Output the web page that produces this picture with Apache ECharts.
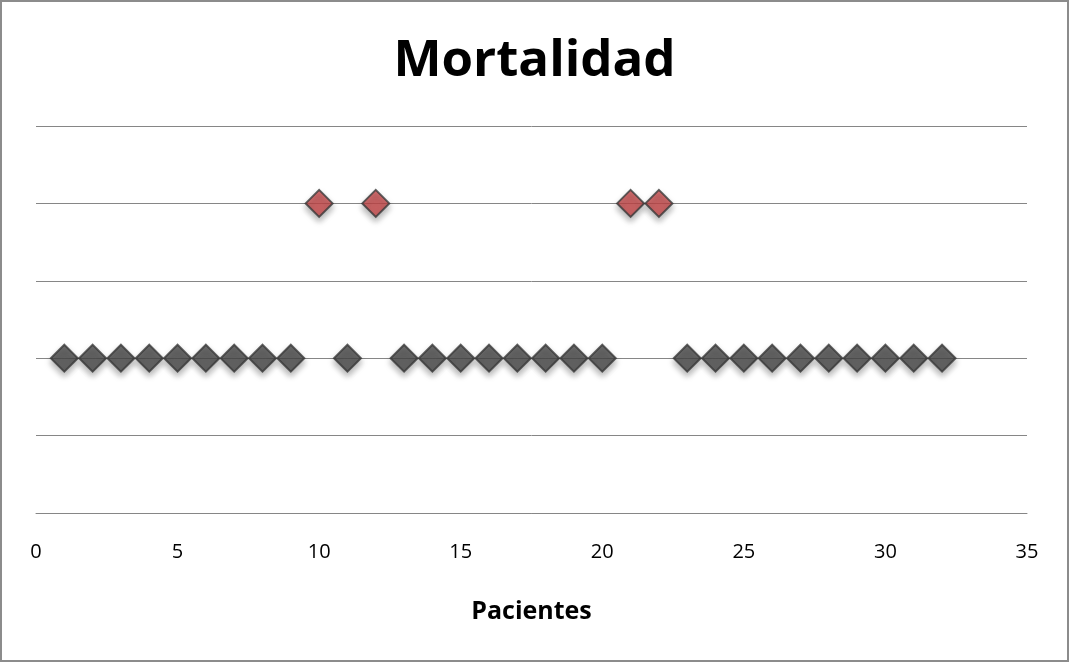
<!DOCTYPE html>
<html>
<head>
<meta charset="utf-8">
<script src="https://cdn.jsdelivr.net/npm/echarts@6/dist/echarts.min.js"></script>
<style>
  html, body { margin: 0; padding: 0; background: #fff; }
  #frame { position: absolute; left: 0; top: 0; width: 1065px; height: 658px; border: 2px solid #8c8c8c; }
  #chart { position: absolute; left: -2px; top: -2px; width: 1069px; height: 662px; }
</style>
</head>
<body>
<div id="frame"><div id="chart"></div></div>
<script>
// Patients who survived (status 1) and who died (status 2)
const vivosPacientes = [1, 2, 3, 4, 5, 6, 7, 8, 9, 11, 13, 14, 15, 16, 17, 18, 19, 20, 23, 24, 25, 26, 27, 28, 29, 30, 31, 32];
const vivosEstado = [1, 1, 1, 1, 1, 1, 1, 1, 1, 1, 1, 1, 1, 1, 1, 1, 1, 1, 1, 1, 1, 1, 1, 1, 1, 1, 1, 1];
const fallecidosPacientes = [10, 12, 21, 22];
const fallecidosEstado = [2, 2, 2, 2];
const xTicks = [0, 5, 10, 15, 20, 25, 30, 35];

const pairs = (xs, ys) => xs.map((x, i) => [x, ys[i]]);

const chart = echarts.init(document.getElementById('chart'));
const markerStyle = (fill) => ({
  color: fill,
  borderColor: '#3a3a3a',
  borderWidth: 2,
  shadowBlur: 6,
  shadowOffsetY: 4,
  shadowColor: 'rgba(0,0,0,0.35)'
});

chart.setOption({
  animation: false,
  title: {
    text: 'Mortalidad',
    left: 'center',
    top: 31,
    textStyle: { fontFamily: 'Open Sans', fontWeight: 'bold', fontSize: 51, color: '#000' }
  },
  grid: { left: 36, right: 42, top: 126, bottom: 149 },
  xAxis: {
    type: 'value',
    min: xTicks[0],
    max: xTicks[xTicks.length - 1],
    interval: 5,
    name: 'Pacientes',
    nameLocation: 'middle',
    nameGap: 86,
    nameTextStyle: { fontFamily: 'Open Sans', fontWeight: 'bold', fontSize: 25, color: '#000' },
    axisLine: { show: true, lineStyle: { color: '#868686', width: 1 } },
    axisTick: { show: false },
    splitLine: { show: false },
    axisLabel: { margin: 29, fontFamily: 'Open Sans', fontSize: 20, color: '#000' }
  },
  yAxis: {
    type: 'value',
    min: 0,
    max: 2.5,
    interval: 0.5,
    axisLine: { show: false },
    axisTick: { show: false },
    axisLabel: { show: false },
    splitLine: { show: true, lineStyle: { color: '#868686', width: 1 } }
  },
  series: [
    {
      name: 'Vivos',
      type: 'scatter',
      symbol: 'diamond',
      symbolSize: 27,
      data: pairs(vivosPacientes, vivosEstado),
      itemStyle: markerStyle('#4a4a4a')
    },
    {
      name: 'Fallecidos',
      type: 'scatter',
      symbol: 'diamond',
      symbolSize: 27,
      data: pairs(fallecidosPacientes, fallecidosEstado),
      itemStyle: markerStyle('#c8494a')
    }
  ]
});
</script>
</body>
</html>
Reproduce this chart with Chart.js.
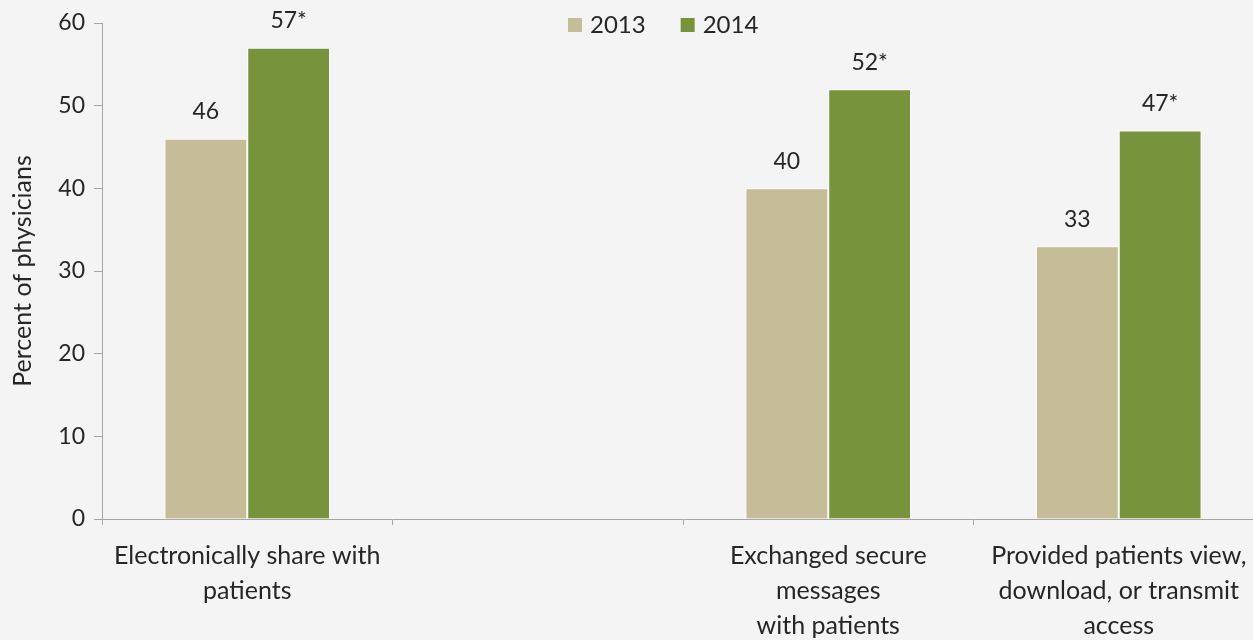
<!DOCTYPE html>
<html>
<head>
<meta charset="utf-8">
<script src="https://cdn.jsdelivr.net/npm/chart.js@4.4.0/dist/chart.umd.min.js"></script>
<style>
  html, body { margin: 0; padding: 0; background: #f4f4f4; overflow: hidden; }
  #wrap { width: 1268px; height: 640px; position: relative; }
</style>
</head>
<body>
<div id="wrap"><canvas id="physChart"></canvas></div>
<script>
// chart data
const categories = [
    ['Electronically share with', 'patients'],
    '',
    ['Exchanged secure', 'messages', 'with patients'],
    ['Provided patients view,', 'download, or transmit', 'access']
];
const values2013 = [46, null, 40, 33];
const values2014 = [57, null, 52, 47];
const labels2013 = ['46', '', '40', '33'];
const labels2014 = ['57*', '', '52*', '47*'];
const yTicks = [0, 10, 20, 30, 40, 50, 60];

const textColor = '#262626';
const fontFamily = 'Lato, "Open Sans", sans-serif';

// value labels over the bars
const barLabels = {
    id: 'barLabels',
    afterDatasetsDraw(chart) {
        const c = chart.ctx;
        const texts = [labels2013, labels2014];
        c.save();
        c.font = '23px ' + fontFamily;
        c.fillStyle = textColor;
        c.textAlign = 'center';
        c.textBaseline = 'middle';
        chart.data.datasets.forEach((ds, i) => {
            chart.getDatasetMeta(i).data.forEach((bar, j) => {
                if (ds.data[j] == null) return;
                c.fillText(texts[i][j], bar.x, bar.y - 27);
            });
        });
        c.restore();
    }
};

// legend sits inside the plot, top centre
const topLegend = {
    id: 'topLegend',
    afterDraw(chart) {
        const c = chart.ctx;
        c.save();
        c.font = '24px ' + fontFamily;
        c.textBaseline = 'middle';
        c.textAlign = 'left';
        let x = 568;
        const y = 25;
        chart.data.datasets.forEach(ds => {
            c.fillStyle = ds.backgroundColor;
            c.fillRect(x, y - 7, 14, 14);
            x += 22;
            c.fillStyle = textColor;
            c.fillText(ds.label, x, y);
            x += c.measureText(ds.label).width + 35;
        });
        c.restore();
    }
};

const ctx = document.getElementById('physChart').getContext('2d');
const physChart = new Chart(ctx, {
    type: 'bar',
    data: {
        labels: categories,
        datasets: [{
            label: '2013',
            data: values2013,
            backgroundColor: '#c4bd97',
            borderColor: '#ffffff',
            borderWidth: 1
        }, {
            label: '2014',
            data: values2014,
            backgroundColor: '#77933c',
            borderColor: '#ffffff',
            borderWidth: 1
        }]
    },
    options: {
        responsive: true,
        maintainAspectRatio: false,
        animation: false,
        layout: { padding: { top: 23, right: 4, left: 0, bottom: 0 } },
        datasets: {
            bar: { categoryPercentage: 0.57, barPercentage: 1.0 }
        },
        plugins: {
            legend: { display: false },
            tooltip: { enabled: false }
        },
        scales: {
            x: {
                grid: { drawOnChartArea: false, tickLength: 6, color: '#a6a6a6' },
                border: { color: '#a6a6a6' },
                ticks: {
                    color: textColor,
                    font: { family: fontFamily, size: 25, lineHeight: 1.4 },
                    padding: 13,
                    maxRotation: 0,
                    autoSkip: false
                },
                afterFit(scale) { scale.height = 121; }
            },
            y: {
                min: 0,
                max: 60,
                afterBuildTicks(scale) { scale.ticks = yTicks.map(v => ({ value: v })); },
                grid: { drawOnChartArea: false, tickLength: 8, color: '#a6a6a6' },
                border: { color: '#a6a6a6' },
                ticks: {
                    color: textColor,
                    font: { family: fontFamily, size: 23 },
                    padding: 9
                },
                title: {
                    display: true,
                    text: 'Percent of physicians',
                    color: textColor,
                    font: { family: fontFamily, size: 25 },
                    padding: { top: 8, bottom: 0 }
                },
                afterFit(scale) { scale.width = 102; }
            }
        }
    },
    plugins: [barLabels, topLegend]
});
</script>
</body>
</html>
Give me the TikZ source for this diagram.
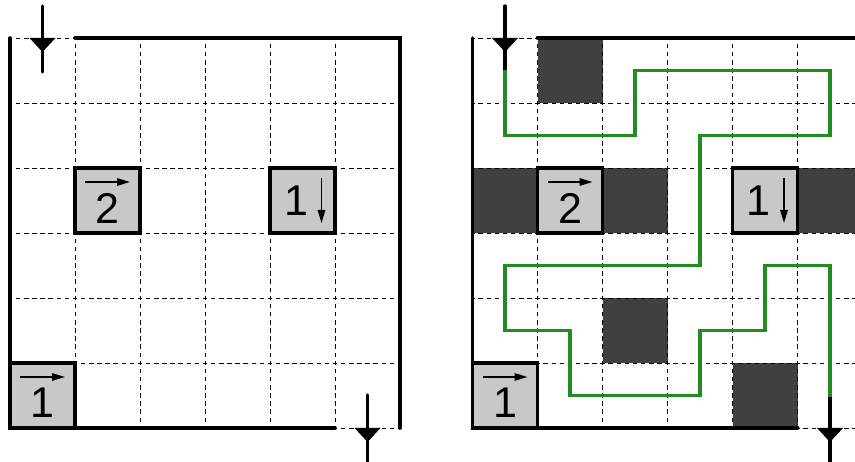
\documentclass[tikz,border=0pt]{standalone}
\usepackage{fontspec}
\setmainfont{Liberation Sans}
\usetikzlibrary{arrows.meta}
\definecolor{boxgray}{RGB}{200,200,200}
\definecolor{darkc}{RGB}{64,64,64}
\definecolor{pathgreen}{RGB}{34,139,34}
\newcommand{\digitfont}{\fontsize{43}{43}\selectfont}
\begin{document}
\begin{tikzpicture}[x=1pt,y=-1pt,
  wall/.style={line width=3.6pt,line cap=round},
  gridln/.style={line width=0.9pt,dash pattern=on 4.5pt off 3.625pt,dash phase=2.25pt},
  darkcell/.style={fill=darkc},
  boxnode/.style={draw,line width=3.4pt,fill=boxgray,minimum size=65pt,inner sep=0pt,rectangle},
  digit/.style={font=\digitfont,inner sep=0pt,anchor=base},
  smallarrow/.style={line width=1.5pt,-{Triangle[length=13pt,width=7.5pt]}},
  markline/.style={line width=3.4pt,line cap=round},
  route/.style={line width=3.2pt,draw=pathgreen}]
\useasboundingbox[fill=white] (0,0) rectangle (855,462);
% dark cells of the right grid
\begin{scope}[shift={(472.5,38)}]
  \foreach \c/\r in {1/0,0/2,2/2,5/2,2/4,4/5}
    \fill[darkcell] (65*\c,65*\r) rectangle (65*\c+65,65*\r+65);
\end{scope}
% common parts of both grids
\foreach \ox/\tg in {10/L,472.5/R}{
\begin{scope}[shift={(\ox,38)}]
  \foreach \i in {0,...,6}{
    \draw[gridln] (65*\i,0) -- (65*\i,390);
    \draw[gridln] (0,65*\i) -- (390,65*\i);
  }
  \draw[wall] (0,0) -- (0,390);
  \draw[wall] (65,0) -- (390,0) -- (390,390);
  \draw[wall] (0,390) -- (325,390);
  % boxes
  \node[boxnode] (b1\tg) at (32.5,357.5) {};
  \node[boxnode] (b2\tg) at (97.5,162.5) {};
  \node[boxnode] (b3\tg) at (292.5,162.5) {};
  \node[digit] (d1\tg) at ([shift={(0,22.5)}]b1\tg.center) {1};
  \draw[smallarrow] ([shift={(-22.5,-18.5)}]b1\tg.center) -- ([shift={(22.5,-18.5)}]b1\tg.center);
  \node[digit] (d2\tg) at ([shift={(0,23.5)}]b2\tg.center) {2};
  \draw[smallarrow] ([shift={(-22.5,-18.5)}]b2\tg.center) -- ([shift={(22.5,-18.5)}]b2\tg.center);
  \node[digit] (d3\tg) at ([shift={(-6.5,15.5)}]b3\tg.center) {1};
  \draw[smallarrow] ([shift={(19,-22.5)}]b3\tg.center) -- ([shift={(19,22.5)}]b3\tg.center);
  % entrance and exit marks
  \coordinate (in\tg) at (32.5,0);
  \coordinate (out\tg) at (357.5,390);
  \fill ([shift={(-13,0)}]in\tg) -- ([shift={(13,0)}]in\tg) -- ([shift={(0,14)}]in\tg) -- cycle;
  \fill ([shift={(-13,0)}]out\tg) -- ([shift={(13,0)}]out\tg) -- ([shift={(0,14)}]out\tg) -- cycle;
\end{scope}
}
% entrance/exit lines
\begin{scope}[shift={(10,38)}]
  \draw[markline] (32.5,-32) -- (32.5,34);
  \draw[markline] (357.5,357) -- (357.5,430);
\end{scope}
\begin{scope}[shift={(472.5,38)}]
  \draw[markline] (32.5,-32) -- (32.5,32);
  \draw[markline] (357.5,359) -- (357.5,430);
  \draw[route] (32.5,32) -- (32.5,97.5) -- (162.5,97.5) -- (162.5,32.5)
    -- (357.5,32.5) -- (357.5,97.5) -- (227.5,97.5) -- (227.5,227.5)
    -- (32.5,227.5) -- (32.5,292.5) -- (97.5,292.5) -- (97.5,357.5)
    -- (227.5,357.5) -- (227.5,292.5) -- (292.5,292.5) -- (292.5,227.5)
    -- (357.5,227.5) -- (357.5,359);
\end{scope}
\end{tikzpicture}
\end{document}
------------------------------------------------------------------------
Stated problem ▸ For the listing above, identify each line bearing "this".

Complete answer ▸
Output the web page that produces this picture with Apache ECharts.
Reproduce this chart with Chart.js.
Give me the TikZ source for this diagram.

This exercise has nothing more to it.